Я видел ее. Но это не моя Шарлотта – не подруга, прожившая со мною тридцать лет. Та же самая симметрия форм, хотя оцепенели члены, когда-то столь грациозно-эластичные. Эта желтая, сморщенная маска, которая как будто издевается над жизнью, а не подражает ей, разве может быть ее лицом, когда-то столь живым и выразительным? Я не хочу больше смотреть на нее. Анна думает, что она мало изменилась, потому что в последнее время видела ее сильно страдающею – мои же воспоминания относятся к периоду, когда ей было сравнительно легко. Но если я долго буду писать так, то допишусь до совершенной потери твердости, а мне необходимо, напротив, поддерживать свое мужество. Я не знаю, что станется с тою частью моих мыслей и чувств, которые в такой значительной мере принадлежали ей в продолжение тридцати лет. Думаю, что они будут принадлежать ей по-старому, во всяком случае еще надолго…

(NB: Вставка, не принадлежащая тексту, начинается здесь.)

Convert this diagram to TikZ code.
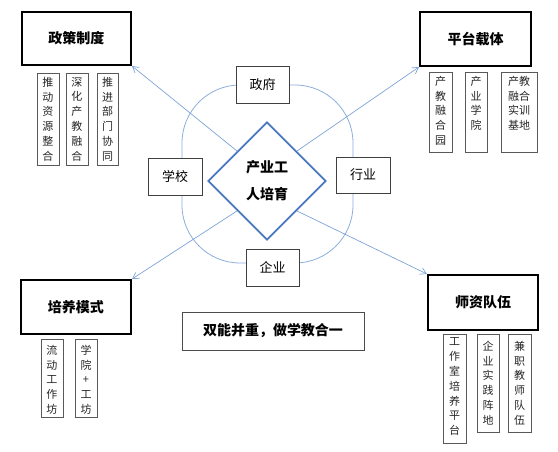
\documentclass[tikz,border=0pt]{standalone}
\usepackage{fontspec}
\setmainfont{Noto Sans CJK SC}
\usetikzlibrary{shapes.geometric,arrows.meta}
\definecolor{arrblue}{HTML}{7EA3D6}
\definecolor{diablue}{HTML}{4A78BE}
\definecolor{loopblue}{HTML}{8CAEDC}
\newcommand{\vcol}[3]{\begin{minipage}[c][#1][t]{#2}\centering\vspace*{4pt}#3\end{minipage}}
\begin{document}
\begin{tikzpicture}[x=1pt,y=-1pt,
  mainbox/.style={draw=black, line width=2pt, fill=white, inner sep=0pt,
    font=\fontsize{14}{16}\selectfont\bfseries},
  subbox/.style={draw=black!65, line width=0.8pt, fill=white, inner sep=0pt,
    text=black!85, font=\fontsize{11}{14.8}\selectfont},
  actor/.style={draw=black!75, line width=0.8pt, fill=white, inner sep=0pt,
    minimum width=53pt, minimum height=37pt, font=\fontsize{13}{15}\selectfont},
  arr/.style={draw=arrblue, line width=0.7pt, -{Straight Barb[length=6pt,width=7pt]}},
]
\useasboundingbox (0,0) rectangle (558,452);

% loop
\node (loop) [draw=loopblue, line width=0.8pt, rounded corners=58pt,
  minimum width=171pt, minimum height=178pt, inner sep=0pt] at (267.5,174) {};

% corner main boxes
\node (zc) [mainbox, minimum width=109pt, minimum height=53pt] at (76.5,38.5) {政策制度};
\node (pt) [mainbox, minimum width=111pt, minimum height=54pt] at (475.5,39) {平台载体};
\node (py) [mainbox, minimum width=110pt, minimum height=54pt] at (76,307) {培养模式};
\node (sz) [mainbox, minimum width=110pt, minimum height=55pt] at (483,302.5) {师资队伍};

% sub boxes
\node (a1) [subbox] at (48,119) {\vcol{92pt}{22pt}{推\\动\\资\\源\\整\\合}};
\node (a2) [subbox] at (77,119) {\vcol{92pt}{22pt}{深\\化\\产\\教\\融\\合}};
\node (a3) [subbox] at (107.5,119) {\vcol{92pt}{21pt}{推\\进\\部\\门\\协\\同}};

\node (b1) [subbox] at (440.5,112) {\vcol{80pt}{23pt}{产\\教\\融\\合\\园}};
\node (b2) [subbox] at (476,112) {\vcol{80pt}{22pt}{产\\业\\学\\院}};
\node (b3) [subbox] at (519,112) {\vcol{80pt}{36pt}{产教\\融合\\实训\\基地}};

\node (c1) [subbox] at (52,378) {\vcol{78pt}{22pt}{\vspace*{2pt}流\\动\\工\\作\\坊}};
\node (c2) [subbox] at (86,378) {\vcol{78pt}{22pt}{\vspace*{2pt}学\\院\\+\\工\\坊}};

\node (d1) [subbox] at (454.5,388.5) {\vcol{109pt}{23pt}{工\\作\\室\\培\\养\\平\\台}};
\node (d2) [subbox] at (488,383) {\vcol{98pt}{22pt}{\vspace*{3pt}企\\业\\实\\践\\阵\\地}};
\node (d3) [subbox] at (519.5,383) {\vcol{98pt}{23pt}{\vspace*{3pt}兼\\职\\教\\师\\队\\伍}};

% actors
\node (gov) [actor] at (262.5,84.5) {政府};
\node (sch) [actor, minimum width=54pt] at (175,176.5) {学校};
\node (ind) [actor, minimum width=54pt, minimum height=36pt] at (363,175) {行业};
\node (ent) [actor] at (272.5,267.5) {企业};

% diamond
\node (dia) [diamond, draw=diablue, line width=1.8pt, fill=white, inner sep=0pt,
  minimum width=118pt, minimum height=118pt, align=center,
  font=\fontsize{14}{27}\selectfont\bfseries] at (267,181) {产业工\\人培育};

% arrows
\draw[arr] (dia.north west) -- (zc.south east);
\draw[arr] (dia.north east) -- (pt.south west);
\draw[arr] (dia.south west) -- (py.north east);
\draw[arr] (dia.south east) -- (sz.north west);

% slogan
\node (slogan) [draw=black!70, line width=0.8pt, fill=white, inner sep=0pt,
  minimum width=182pt, minimum height=38pt,
  font=\fontsize{14}{16}\selectfont\bfseries] at (273,331) {双能并重，做学教合一};
\end{tikzpicture}
\end{document}
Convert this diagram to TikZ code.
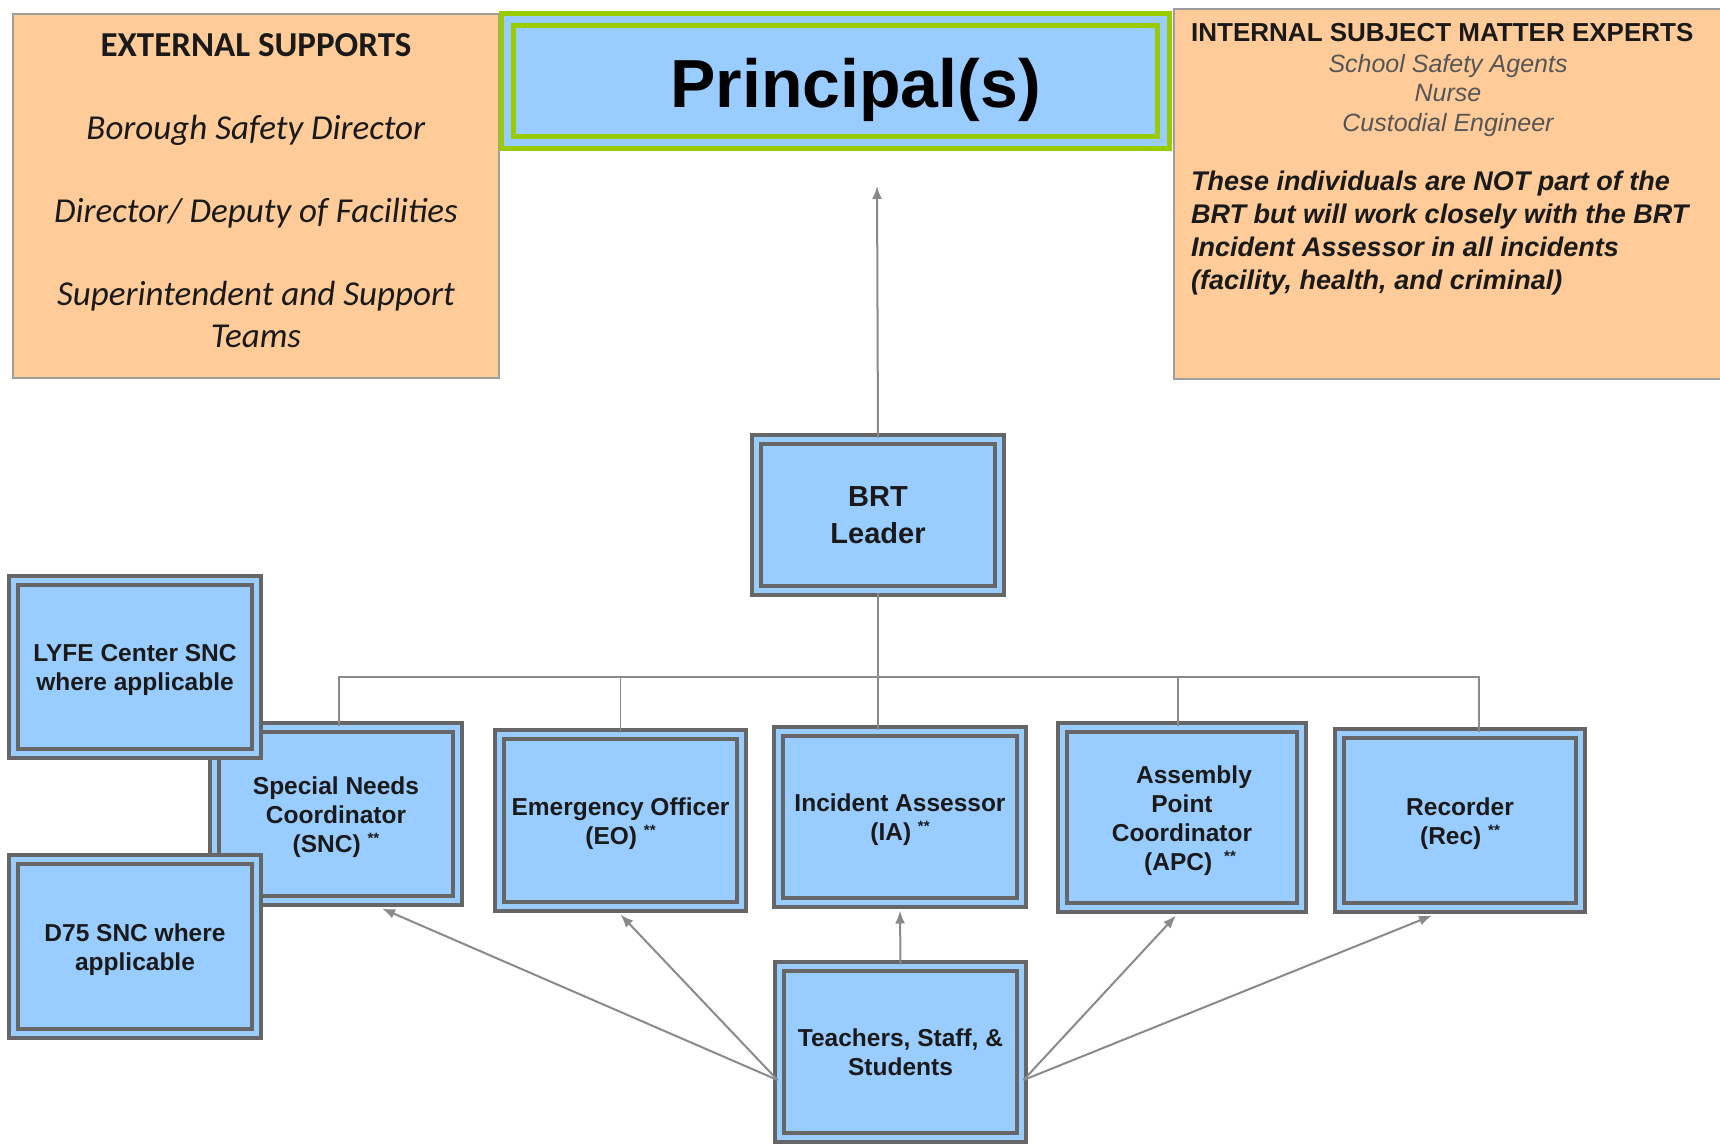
\documentclass[tikz,border=0pt]{standalone}
\usepackage{fontspec}
\setmainfont{Liberation Sans}
\newfontfamily\carlito{Carlito}
\usetikzlibrary{calc,arrows.meta}
\definecolor{boxblue}{HTML}{99CCFF}
\definecolor{boxgray}{HTML}{666666}
\definecolor{peach}{HTML}{FFCC99}
\definecolor{peachline}{HTML}{9E9E9E}
\definecolor{pgreen}{HTML}{99CC00}
\definecolor{linkgray}{HTML}{8A8A8A}
\definecolor{txt}{HTML}{1A1A1A}
\definecolor{softgray}{HTML}{555555}
\newcommand\fs[2]{\fontsize{#1pt}{#2pt}\selectfont}
\newcommand\stars{\raisebox{9pt}{\fs{15}{15}**}}
\newcommand\tp{\rule{0pt}{24pt}}
\begin{document}
\begin{tikzpicture}[x=1pt,y=-1pt,
  role/.style={draw=boxgray, line width=4pt, double=boxblue, double distance=5pt,
    fill=boxblue, align=center, inner sep=0pt, text=txt, font=\bfseries\fs{24.5}{29}},
  chief/.style={draw=pgreen, line width=5pt, double=boxblue, double distance=7pt,
    fill=boxblue, inner sep=0pt, text=black, font=\bfseries\fs{68}{70}},
  infobox/.style={draw=peachline, line width=2pt, fill=peach},
  link/.style={draw=linkgray, line width=1.5pt},
  feed/.style={draw=linkgray, line width=2pt, -{Latex[length=13pt,width=10pt]}},
  ln/.style={anchor=base, inner sep=0pt, text=txt},
]
\useasboundingbox (0,0) rectangle (1720,1146);
\clip (0,0) rectangle (1720,1146);

% external supports
\node[infobox, minimum width=486pt, minimum height=364pt] (ext) at (256,196) {};
\node[align=center, inner sep=0pt, text=txt, font=\carlito\fs{35}{42}] (exttxt) at (256,191)
  {\textbf{EXTERNAL SUPPORTS}\\[41pt]
   \textit{Borough Safety Director}\\[41pt]
   \textit{Director/ Deputy of Facilities}\\[41pt]
   \textit{Superintendent and Support}\\
   \textit{Teams}};

% internal experts
\node[infobox, minimum width=560pt, minimum height=370pt, anchor=north west] (int) at (1173,8) {};
\node[ln, anchor=base west, font=\bfseries\fs{26}{30}] (intt) at (1191,41) {INTERNAL SUBJECT MATTER EXPERTS};
\node[ln, text=softgray, font=\itshape\fs{25}{29}] (ssa) at (1448,72) {School Safety Agents};
\node[ln, text=softgray, font=\itshape\fs{25}{29}] (nurse) at (1448,101) {Nurse};
\node[ln, text=softgray, font=\itshape\fs{25}{29}] (cust) at (1448,131) {Custodial Engineer};
\node[ln, anchor=base west, font=\bfseries\itshape\fs{27}{33}] (p1) at (1191,190) {These individuals are NOT part of the};
\node[ln, anchor=base west, font=\bfseries\itshape\fs{27}{33}] (p2) at (1191,223) {BRT but will work closely with the BRT};
\node[ln, anchor=base west, font=\bfseries\itshape\fs{27}{33}] (p3) at (1191,256) {Incident Assessor in all incidents};
\node[ln, anchor=base west, font=\bfseries\itshape\fs{27}{33}] (p4) at (1191,289) {(facility, health, and criminal)};

% principal
\node[chief, minimum width=656pt, minimum height=123pt] (pr) at (835.5,81)
  {\hspace*{40pt}\raisebox{-9pt}[\height][\depth]{Principal(s)}};
\coordinate (ptip) at (877,186);

% BRT leader
\node[role, minimum width=243pt, minimum height=151pt, font=\bfseries\fs{29}{37}] (brt) at (878,515) {BRT\\Leader};

% roles
\node[role, minimum width=243pt, minimum height=173pt] (snc) at (336,814) {\tp Special Needs\\Coordinator\\(SNC) \stars};
\node[role, minimum width=243pt, minimum height=173pt] (lyfe) at (135,667) {\tp LYFE Center SNC\\where applicable};
\node[role, minimum width=243pt, minimum height=174pt] (d75) at (135,946.5) {\tp D75 SNC where\\applicable};
\node[role, minimum width=242pt, minimum height=172pt] (eo) at (620.5,820.5) {\tp Emergency Officer\\(EO) \stars};
\node[role, minimum width=243pt, minimum height=171pt] (ia) at (900,817) {\tp Incident Assessor\\(IA) \stars};
\node[role, minimum width=239pt, minimum height=180pt] (apc) at (1182,817.5) {\tp\hspace*{24pt}Assembly\\Point\\Coordinator\\\hspace*{16pt}(APC)\hspace{12pt}\stars};
\node[role, minimum width=241pt, minimum height=174pt] (rec) at (1460,820.5) {\tp Recorder\\(Rec) \stars};
\node[role, minimum width=242pt, minimum height=171pt] (tss) at (900.5,1052) {Teachers, Staff, \&\\Students};

% hierarchy lines
\draw[feed] (brt.north) -- (ptip);
\coordinate (bus) at (0,677);
\coordinate (sncTop) at ($(snc.north)+(3,0)$);
\coordinate (recTop) at ($(rec.north)+(19,0)$);
\coordinate (apcTop) at ($(apc.north)+(-4,0)$);
\draw[link] (brt.south) -- (brt.south |- ia.north);
\draw[link] (sncTop) -- (sncTop |- bus) -- (recTop |- bus) -- (recTop);
\draw[link] (eo.north |- bus) -- (eo.north);
\draw[link] (apcTop |- bus) -- (apcTop);

% feeds from teachers
\coordinate (tssL) at ($(tss.west)+(0,28)$);
\coordinate (tssR) at ($(tss.east)+(0,28)$);
\draw[feed] (tssL) -- ($(snc.south)+(46,6)$);
\draw[feed] (tssL) -- ($(eo.south)+(0,6)$);
\draw[feed] (tss.north) -- ($(ia.south)+(0,6)$);
\draw[feed] (tssR) -- ($(apc.south)+(-6,6)$);
\draw[feed] (tssR) -- ($(rec.south)+(-28,6)$);
\end{tikzpicture}
\end{document}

18 мая. Настал другой день, прекрасный для внешнего мира; воздух мягок, цветы улыбаются, листья ярко зеленеют. Она не может наслаждаться этим, а для нее теплые дни были таким наслаждением. Ее уже теснят свинец и дерево гроба и скоро покроет холодная земля. Но не мою Шарлотту, не невесту моей юности, не мать моих детей положат среди развалин Драйбурга, которые мы так часто и весело посещали для препровождения времени. Нет! Нет! Она чувствует и сознает мою печаль где-нибудь и каким-нибудь образом. Где? – мы сказать не можем. Как? – мы сказать не можем. И в то же время я ни за какие земные блага не отказался бы от таинственной, но верной надежды увидеться с нею в лучшем мире!!.»

Смерть жены тяжело подействовала на В. Скотта. Сыновья его, Чарлз и Вальтер, оба приехали на похороны, и в дневнике упоминается, что их общество было для огорченного отца наилучшею поддержкою и утешением. Работа также требовала у него много времени, и ему в полном смысле слова было некогда горевать.

В течение следующих двух лет В. Скотт написал «Наполеона Бонапарта» в девяти томах, две серии «Канонгэтских хроник», множество журнальных статей, «Рассказы деда о шотландской истории» и своими примечаниями много помог успеху появившегося в то время полного собрания своих сочинений. Такая неутомимая энергия не осталась без награды: на собрании его кредиторов в 1828 году ему была объявлена публичная благодарность за то, что он уже уплатил 10 000 фунтов стерлингов в счет своего долга. Все это время он жил очень уединенно с дочерью Анной и только ненадолго ездил в Лондон и Париж, чтобы собрать материалы для истории Наполеона. У него был также небольшой кружок друзей, с которым он встречался по-старому. За это время В. Скотт жил то в Эдинбурге, то в Абботсфорде, оставшемся в его владении с очень небольшим количеством земли. Понятно, что при изменившихся материальных средствах образ жизни семьи был очень экономный. Интересно, как отнеслась прислуга к известию, что хозяин их обеднел. Старик дворецкий, которому сказали, что теперь нельзя будет держать его, расплакался и предложил служить без всякого жалованья. Он действительно остался и, вместо того чтобы быть начальником целого полка расторопных слуг, стал справлять собственноручно чуть не всю работу в доме за половинное жалованье. Старый Питер, любимец всей семьи, служивший двадцать пять лет в доме как выездной кучер, превратился в обыкновенного пахаря – тоже по собственной воле, чтобы не покидать любимого хозяина. Все это сильно трогало В. Скотта, который, по словам Логкарта, с необыкновенною чуткостью относился к окружающим его людям и высоко ценил их расположение и преданность. Тем печальнее была для него в 1829 году смерть Пурди, до конца остававшегося его верным слугою и преданным другом.